Some critics argue, although it is hard to confirm, that we can understand the title of A Midsummer Night's Dream in context of the play's events if we know that the Elizabethans still only recognized three seasons of the year ("Historical Background," eNotes). The three seasons were autumn, winter, and summer. The Elizabethans also still used the Julian Calendar, which placed the new year as starting in March, with New Year's Day on March 25th. Hence, according to some critics, the new year began in March, which was summer, although that is hard to confirm. If summer begins in March then May Day, or May 1st is certainly in midsummer as Shakespeare knew it.
We know that the play centers around May Day because when the lovers awake in the forest and are found by Theseus and Egeus, Theseus observes that the couples must be in the forest at dawn "to observe / The rite of May" (IV.i.132-133). Critics also observe that May Day was often celebrated in the Elizabethan era at sunrise with an opening ceremony of singing ("Historical Background," eNotes). Hence, we see, that according to some critics, the play is set beginning on the eve of May 1st and continues through to May Day, which was indeed considered to be midsummer in Shakespeare's time period. Therefore, the title A Midsummer Night's Dream is completely fitting.

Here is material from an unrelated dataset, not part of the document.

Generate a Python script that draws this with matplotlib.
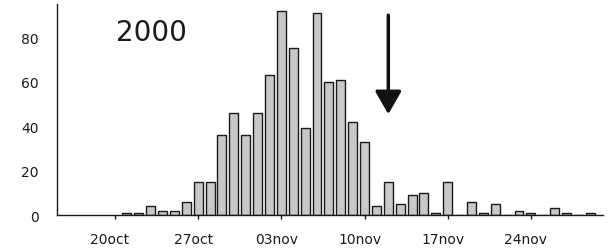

The title of one of Shakespeare's greatest comedies "A Midsummer Night's Dream" is an allusion (a reference) to the summer solstice (the longest day of the year), around June 23, but in fact the play is set in May. Still, the holiday of "A Midsummer Night's Dream" is appropriate since this day was associated with magic (herbs gathered on this night could charm), with lover’s dreams, and with madness. The very essence of the word "dream" in the tile also alludes to the subconscious, the very part of us in which we dream, when we impart our desires for better or worse upon our subconscious to take form. That is what happens to some of the characters in the play in which spells are cast and their subconscious is brought forth bringing to the surface one's deepest desires, thus adding to the comical elements of the play.